**EXERCISE INPUTS**
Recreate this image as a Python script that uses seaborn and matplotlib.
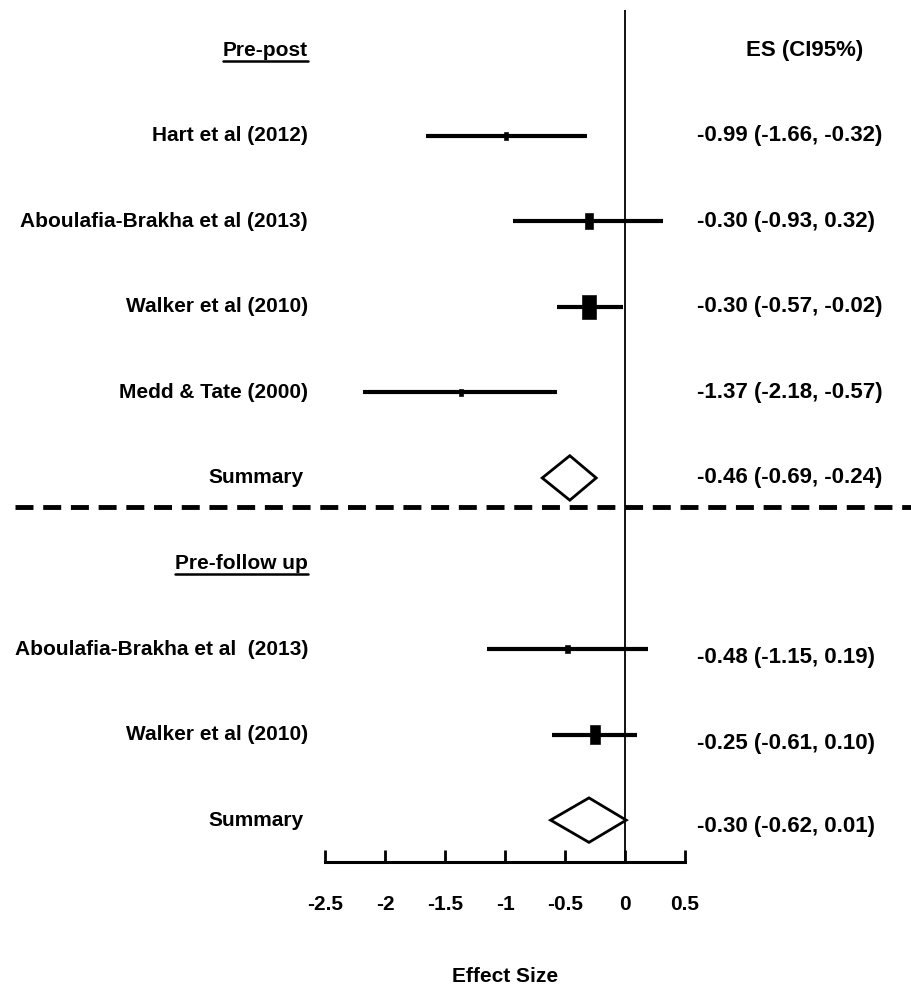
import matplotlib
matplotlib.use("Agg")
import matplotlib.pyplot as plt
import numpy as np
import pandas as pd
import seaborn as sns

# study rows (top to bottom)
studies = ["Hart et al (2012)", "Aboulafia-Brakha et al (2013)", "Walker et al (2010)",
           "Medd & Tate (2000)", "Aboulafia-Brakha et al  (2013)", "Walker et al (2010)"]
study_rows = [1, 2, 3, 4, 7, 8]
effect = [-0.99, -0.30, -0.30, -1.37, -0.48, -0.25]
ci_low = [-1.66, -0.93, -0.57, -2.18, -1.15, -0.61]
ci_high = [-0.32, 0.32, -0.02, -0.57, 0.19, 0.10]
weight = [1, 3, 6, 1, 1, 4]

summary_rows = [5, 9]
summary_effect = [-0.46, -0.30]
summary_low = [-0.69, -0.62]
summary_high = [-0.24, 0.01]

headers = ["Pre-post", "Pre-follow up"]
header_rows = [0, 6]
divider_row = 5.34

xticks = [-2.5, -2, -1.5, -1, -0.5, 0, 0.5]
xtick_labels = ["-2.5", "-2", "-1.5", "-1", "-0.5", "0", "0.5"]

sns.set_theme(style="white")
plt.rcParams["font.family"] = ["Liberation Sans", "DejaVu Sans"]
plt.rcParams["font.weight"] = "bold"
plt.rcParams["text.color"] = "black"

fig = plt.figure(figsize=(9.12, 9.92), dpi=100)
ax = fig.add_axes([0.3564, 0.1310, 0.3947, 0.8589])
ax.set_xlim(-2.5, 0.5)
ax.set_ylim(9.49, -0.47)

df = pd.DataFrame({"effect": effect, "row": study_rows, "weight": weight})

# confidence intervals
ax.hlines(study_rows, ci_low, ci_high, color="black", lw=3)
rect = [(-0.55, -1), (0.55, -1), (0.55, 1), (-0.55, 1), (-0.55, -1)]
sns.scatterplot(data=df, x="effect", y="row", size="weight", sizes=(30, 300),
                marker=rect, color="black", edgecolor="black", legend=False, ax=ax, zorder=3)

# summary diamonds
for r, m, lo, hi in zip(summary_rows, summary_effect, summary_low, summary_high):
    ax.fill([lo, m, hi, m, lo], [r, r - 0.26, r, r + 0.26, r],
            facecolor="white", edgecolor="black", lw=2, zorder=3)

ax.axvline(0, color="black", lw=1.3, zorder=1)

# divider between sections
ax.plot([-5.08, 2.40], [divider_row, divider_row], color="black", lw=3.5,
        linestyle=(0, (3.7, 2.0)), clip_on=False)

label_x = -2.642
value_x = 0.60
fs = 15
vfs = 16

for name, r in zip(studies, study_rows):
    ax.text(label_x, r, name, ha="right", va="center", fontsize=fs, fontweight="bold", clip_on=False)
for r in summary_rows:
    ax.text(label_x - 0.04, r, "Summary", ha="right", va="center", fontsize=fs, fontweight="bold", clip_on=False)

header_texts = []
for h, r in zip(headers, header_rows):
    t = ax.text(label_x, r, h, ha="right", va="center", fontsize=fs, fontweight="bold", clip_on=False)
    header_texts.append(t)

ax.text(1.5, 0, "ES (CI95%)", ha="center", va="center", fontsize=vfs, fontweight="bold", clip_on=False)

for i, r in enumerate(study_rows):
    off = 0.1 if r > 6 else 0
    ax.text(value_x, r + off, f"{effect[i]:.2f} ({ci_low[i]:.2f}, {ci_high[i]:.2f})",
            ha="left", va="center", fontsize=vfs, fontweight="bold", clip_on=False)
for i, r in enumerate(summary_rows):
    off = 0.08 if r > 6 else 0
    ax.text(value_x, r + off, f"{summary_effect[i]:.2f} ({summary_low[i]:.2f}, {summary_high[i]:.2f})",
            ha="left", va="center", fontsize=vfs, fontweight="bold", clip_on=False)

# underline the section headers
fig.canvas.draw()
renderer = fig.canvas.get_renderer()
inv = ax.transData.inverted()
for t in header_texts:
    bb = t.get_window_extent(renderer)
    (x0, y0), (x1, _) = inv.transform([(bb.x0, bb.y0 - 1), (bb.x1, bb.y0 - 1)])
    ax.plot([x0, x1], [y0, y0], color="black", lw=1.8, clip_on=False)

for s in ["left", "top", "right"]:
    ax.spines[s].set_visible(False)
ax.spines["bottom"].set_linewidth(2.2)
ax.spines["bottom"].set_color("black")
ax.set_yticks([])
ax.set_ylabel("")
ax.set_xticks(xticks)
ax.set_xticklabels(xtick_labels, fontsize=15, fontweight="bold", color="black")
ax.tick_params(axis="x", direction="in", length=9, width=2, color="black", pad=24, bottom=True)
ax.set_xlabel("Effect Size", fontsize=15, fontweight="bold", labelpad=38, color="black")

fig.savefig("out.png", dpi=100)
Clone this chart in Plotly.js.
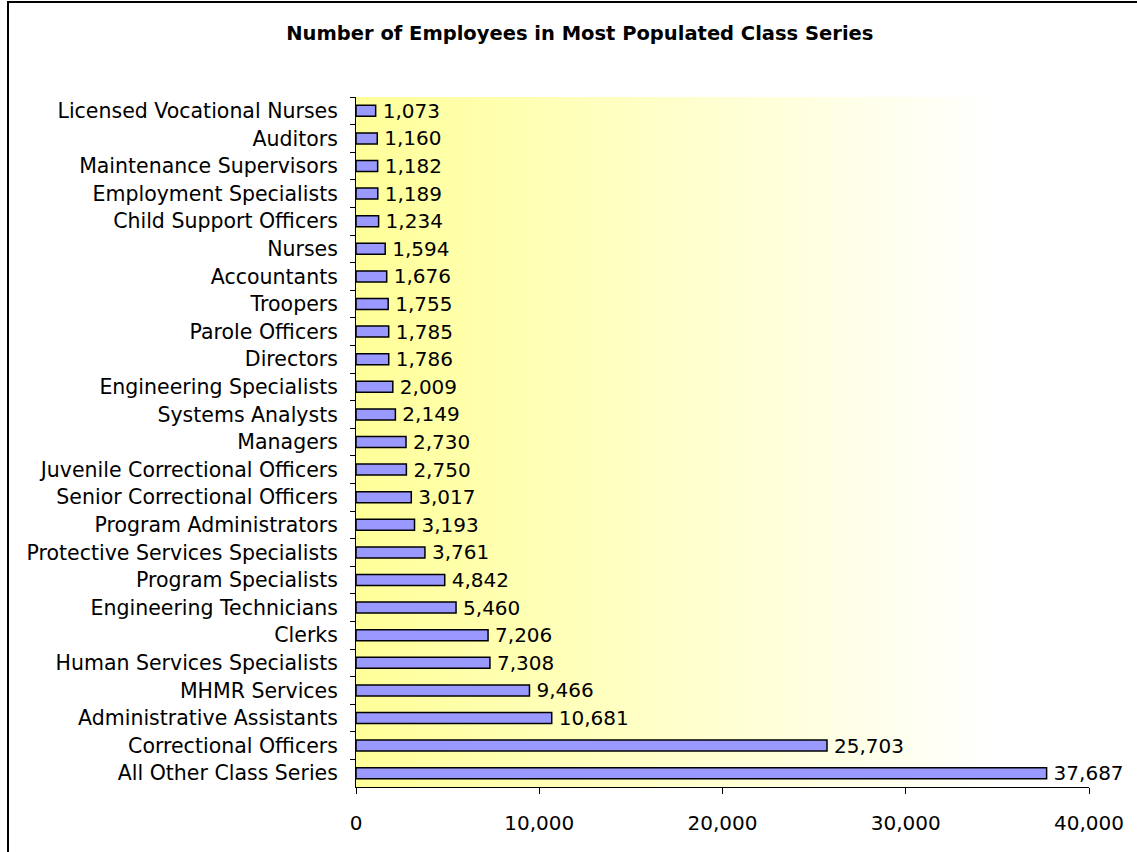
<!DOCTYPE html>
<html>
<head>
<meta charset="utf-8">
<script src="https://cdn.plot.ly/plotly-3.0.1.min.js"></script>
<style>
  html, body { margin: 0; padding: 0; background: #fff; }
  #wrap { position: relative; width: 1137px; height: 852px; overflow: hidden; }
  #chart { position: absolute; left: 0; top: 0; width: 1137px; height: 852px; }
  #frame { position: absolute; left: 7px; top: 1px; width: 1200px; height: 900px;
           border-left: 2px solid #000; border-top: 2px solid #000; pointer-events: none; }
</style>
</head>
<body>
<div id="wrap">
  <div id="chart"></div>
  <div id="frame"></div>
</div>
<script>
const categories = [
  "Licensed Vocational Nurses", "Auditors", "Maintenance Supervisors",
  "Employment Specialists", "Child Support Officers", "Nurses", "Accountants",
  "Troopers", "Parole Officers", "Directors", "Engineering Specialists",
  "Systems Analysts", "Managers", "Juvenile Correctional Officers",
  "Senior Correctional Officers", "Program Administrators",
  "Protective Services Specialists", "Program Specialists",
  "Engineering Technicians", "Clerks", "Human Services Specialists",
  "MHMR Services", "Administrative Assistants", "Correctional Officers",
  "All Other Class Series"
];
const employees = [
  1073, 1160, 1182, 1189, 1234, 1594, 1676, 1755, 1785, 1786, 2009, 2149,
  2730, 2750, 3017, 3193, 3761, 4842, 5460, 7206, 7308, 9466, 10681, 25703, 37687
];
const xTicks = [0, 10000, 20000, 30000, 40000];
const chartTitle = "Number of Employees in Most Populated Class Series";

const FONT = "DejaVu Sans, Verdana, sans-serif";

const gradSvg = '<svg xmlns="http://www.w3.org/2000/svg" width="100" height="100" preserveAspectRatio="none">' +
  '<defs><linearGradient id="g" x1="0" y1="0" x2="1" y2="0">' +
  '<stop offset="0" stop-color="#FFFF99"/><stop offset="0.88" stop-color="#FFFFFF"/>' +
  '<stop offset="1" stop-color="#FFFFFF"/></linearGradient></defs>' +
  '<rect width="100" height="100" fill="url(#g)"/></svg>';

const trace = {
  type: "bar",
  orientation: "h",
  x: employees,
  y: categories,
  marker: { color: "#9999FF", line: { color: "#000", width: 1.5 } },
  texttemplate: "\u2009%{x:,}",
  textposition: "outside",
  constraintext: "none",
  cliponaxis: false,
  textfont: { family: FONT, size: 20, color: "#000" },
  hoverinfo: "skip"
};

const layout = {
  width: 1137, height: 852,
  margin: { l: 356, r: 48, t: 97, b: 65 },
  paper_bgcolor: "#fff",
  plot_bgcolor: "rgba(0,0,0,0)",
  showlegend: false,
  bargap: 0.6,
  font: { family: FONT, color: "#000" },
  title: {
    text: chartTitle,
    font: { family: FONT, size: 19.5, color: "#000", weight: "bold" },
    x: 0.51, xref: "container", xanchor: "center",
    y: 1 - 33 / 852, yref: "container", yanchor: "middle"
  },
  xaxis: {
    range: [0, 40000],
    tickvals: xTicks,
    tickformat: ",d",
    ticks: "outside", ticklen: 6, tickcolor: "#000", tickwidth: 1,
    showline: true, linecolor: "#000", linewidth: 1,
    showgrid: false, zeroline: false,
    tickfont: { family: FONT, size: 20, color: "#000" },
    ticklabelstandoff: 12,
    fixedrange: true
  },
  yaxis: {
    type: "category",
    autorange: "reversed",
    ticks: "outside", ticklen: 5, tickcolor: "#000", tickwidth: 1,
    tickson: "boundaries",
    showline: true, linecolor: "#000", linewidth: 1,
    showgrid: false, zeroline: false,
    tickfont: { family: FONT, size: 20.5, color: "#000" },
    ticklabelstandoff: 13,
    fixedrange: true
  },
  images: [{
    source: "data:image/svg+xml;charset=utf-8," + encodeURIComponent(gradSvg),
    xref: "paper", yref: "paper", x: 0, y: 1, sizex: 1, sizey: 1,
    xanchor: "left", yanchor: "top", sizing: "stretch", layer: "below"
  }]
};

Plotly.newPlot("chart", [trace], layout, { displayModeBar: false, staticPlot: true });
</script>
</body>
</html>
==
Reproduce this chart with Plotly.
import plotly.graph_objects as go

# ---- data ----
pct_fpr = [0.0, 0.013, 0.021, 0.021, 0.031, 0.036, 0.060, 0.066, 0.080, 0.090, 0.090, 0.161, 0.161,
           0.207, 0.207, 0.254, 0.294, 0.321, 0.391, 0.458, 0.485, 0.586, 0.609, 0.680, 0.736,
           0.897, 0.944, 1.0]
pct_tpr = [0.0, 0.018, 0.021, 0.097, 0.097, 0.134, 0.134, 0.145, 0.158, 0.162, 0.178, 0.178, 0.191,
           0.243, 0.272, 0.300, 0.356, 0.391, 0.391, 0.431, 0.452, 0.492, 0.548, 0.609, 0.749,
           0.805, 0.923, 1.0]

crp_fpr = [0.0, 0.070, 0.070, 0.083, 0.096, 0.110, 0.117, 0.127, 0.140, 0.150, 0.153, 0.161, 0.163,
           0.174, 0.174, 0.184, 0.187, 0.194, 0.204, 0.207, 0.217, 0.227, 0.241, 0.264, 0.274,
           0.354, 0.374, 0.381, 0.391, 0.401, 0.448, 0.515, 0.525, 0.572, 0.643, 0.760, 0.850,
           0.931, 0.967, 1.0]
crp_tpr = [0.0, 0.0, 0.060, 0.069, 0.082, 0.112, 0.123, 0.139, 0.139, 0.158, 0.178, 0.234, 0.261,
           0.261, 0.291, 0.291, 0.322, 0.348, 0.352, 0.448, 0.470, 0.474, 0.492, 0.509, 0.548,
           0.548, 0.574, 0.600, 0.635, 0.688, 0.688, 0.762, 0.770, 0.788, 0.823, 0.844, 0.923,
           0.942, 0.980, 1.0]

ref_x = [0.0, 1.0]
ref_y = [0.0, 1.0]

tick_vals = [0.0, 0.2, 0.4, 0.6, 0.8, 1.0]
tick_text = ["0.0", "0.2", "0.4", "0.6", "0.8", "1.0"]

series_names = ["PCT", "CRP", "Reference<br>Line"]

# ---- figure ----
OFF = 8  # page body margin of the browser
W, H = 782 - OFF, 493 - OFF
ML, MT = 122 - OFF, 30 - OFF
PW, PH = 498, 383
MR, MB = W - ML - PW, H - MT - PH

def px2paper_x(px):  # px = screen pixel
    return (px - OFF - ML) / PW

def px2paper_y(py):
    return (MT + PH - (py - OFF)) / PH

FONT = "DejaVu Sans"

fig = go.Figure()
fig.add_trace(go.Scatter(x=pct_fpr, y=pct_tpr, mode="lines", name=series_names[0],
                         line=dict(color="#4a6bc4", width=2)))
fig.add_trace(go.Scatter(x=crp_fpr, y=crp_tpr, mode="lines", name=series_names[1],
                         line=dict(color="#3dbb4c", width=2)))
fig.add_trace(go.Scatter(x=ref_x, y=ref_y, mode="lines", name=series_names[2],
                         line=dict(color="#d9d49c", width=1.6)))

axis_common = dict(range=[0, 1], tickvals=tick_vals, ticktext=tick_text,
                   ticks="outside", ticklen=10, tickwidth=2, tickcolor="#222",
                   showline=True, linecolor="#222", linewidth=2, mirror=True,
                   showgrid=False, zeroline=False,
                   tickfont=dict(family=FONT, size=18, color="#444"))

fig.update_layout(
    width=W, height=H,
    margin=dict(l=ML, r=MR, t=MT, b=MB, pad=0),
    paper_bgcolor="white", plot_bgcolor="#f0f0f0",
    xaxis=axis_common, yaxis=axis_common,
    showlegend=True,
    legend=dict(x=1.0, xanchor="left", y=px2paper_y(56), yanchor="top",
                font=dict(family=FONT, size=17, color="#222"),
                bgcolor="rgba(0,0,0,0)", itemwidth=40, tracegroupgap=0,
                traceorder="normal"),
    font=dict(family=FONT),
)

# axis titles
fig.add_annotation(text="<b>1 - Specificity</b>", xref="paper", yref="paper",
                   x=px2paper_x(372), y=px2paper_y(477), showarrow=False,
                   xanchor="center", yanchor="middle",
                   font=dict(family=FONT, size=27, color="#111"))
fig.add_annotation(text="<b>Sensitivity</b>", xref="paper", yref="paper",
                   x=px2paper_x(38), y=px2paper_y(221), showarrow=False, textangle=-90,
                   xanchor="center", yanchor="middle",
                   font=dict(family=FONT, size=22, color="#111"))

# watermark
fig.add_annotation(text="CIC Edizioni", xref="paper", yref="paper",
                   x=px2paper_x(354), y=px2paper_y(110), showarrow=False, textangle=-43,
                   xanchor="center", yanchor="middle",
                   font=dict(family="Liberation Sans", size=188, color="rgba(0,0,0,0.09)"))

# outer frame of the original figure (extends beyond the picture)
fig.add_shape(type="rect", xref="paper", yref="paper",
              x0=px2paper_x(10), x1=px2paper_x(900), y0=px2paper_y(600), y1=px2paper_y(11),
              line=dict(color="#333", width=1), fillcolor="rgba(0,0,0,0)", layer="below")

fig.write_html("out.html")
==
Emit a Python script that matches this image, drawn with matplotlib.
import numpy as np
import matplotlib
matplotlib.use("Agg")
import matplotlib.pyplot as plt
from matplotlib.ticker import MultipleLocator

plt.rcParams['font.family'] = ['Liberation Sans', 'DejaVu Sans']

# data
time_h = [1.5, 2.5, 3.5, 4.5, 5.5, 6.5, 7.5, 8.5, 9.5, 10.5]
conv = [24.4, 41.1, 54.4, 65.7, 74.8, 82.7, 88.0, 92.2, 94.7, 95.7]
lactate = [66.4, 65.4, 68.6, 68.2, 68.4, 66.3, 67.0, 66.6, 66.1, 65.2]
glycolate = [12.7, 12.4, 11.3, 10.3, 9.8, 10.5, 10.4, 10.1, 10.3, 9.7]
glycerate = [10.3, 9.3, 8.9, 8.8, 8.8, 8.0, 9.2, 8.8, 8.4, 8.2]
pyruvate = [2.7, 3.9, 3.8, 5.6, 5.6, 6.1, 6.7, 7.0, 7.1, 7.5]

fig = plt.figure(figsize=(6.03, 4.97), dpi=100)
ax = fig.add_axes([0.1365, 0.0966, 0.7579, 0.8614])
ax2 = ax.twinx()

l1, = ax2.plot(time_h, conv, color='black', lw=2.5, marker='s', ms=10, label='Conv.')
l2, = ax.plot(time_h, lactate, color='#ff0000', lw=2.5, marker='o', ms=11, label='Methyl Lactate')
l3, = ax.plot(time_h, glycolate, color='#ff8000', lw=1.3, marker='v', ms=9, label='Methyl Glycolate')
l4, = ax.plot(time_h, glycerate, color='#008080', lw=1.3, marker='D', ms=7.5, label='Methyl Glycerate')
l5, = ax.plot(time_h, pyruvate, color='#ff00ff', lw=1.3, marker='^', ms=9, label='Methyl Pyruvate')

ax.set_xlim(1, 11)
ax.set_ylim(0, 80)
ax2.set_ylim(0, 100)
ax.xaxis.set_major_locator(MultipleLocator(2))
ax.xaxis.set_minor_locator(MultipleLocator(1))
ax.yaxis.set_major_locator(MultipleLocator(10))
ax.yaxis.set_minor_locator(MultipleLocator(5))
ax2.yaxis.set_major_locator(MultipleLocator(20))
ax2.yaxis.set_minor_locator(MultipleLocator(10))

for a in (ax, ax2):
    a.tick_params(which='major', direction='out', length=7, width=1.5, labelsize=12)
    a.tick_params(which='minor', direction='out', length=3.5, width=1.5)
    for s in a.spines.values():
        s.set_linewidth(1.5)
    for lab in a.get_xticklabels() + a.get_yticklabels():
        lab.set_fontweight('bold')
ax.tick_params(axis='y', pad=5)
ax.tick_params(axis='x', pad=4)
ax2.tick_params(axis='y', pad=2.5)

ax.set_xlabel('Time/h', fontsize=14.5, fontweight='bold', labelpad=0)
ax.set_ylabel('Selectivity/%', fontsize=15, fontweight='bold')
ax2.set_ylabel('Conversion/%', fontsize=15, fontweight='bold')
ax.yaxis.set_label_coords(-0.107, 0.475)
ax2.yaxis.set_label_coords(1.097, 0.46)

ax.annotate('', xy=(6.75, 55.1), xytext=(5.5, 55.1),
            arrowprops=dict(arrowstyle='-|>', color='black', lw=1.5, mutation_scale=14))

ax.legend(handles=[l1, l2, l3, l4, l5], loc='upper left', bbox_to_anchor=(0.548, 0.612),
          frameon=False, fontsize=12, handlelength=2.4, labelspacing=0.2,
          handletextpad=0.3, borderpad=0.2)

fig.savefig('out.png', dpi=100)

**TASK**
Starting at the line containing "Recreate this image" and stopping after the line containing "import seaborn as sns", give the lines again exactly and leave out every image.

**OUTPUT OF THE TASK**
Recreate this image as a Python script that uses seaborn and matplotlib.
import matplotlib
matplotlib.use("Agg")
import matplotlib.pyplot as plt
import numpy as np
import pandas as pd
import seaborn as sns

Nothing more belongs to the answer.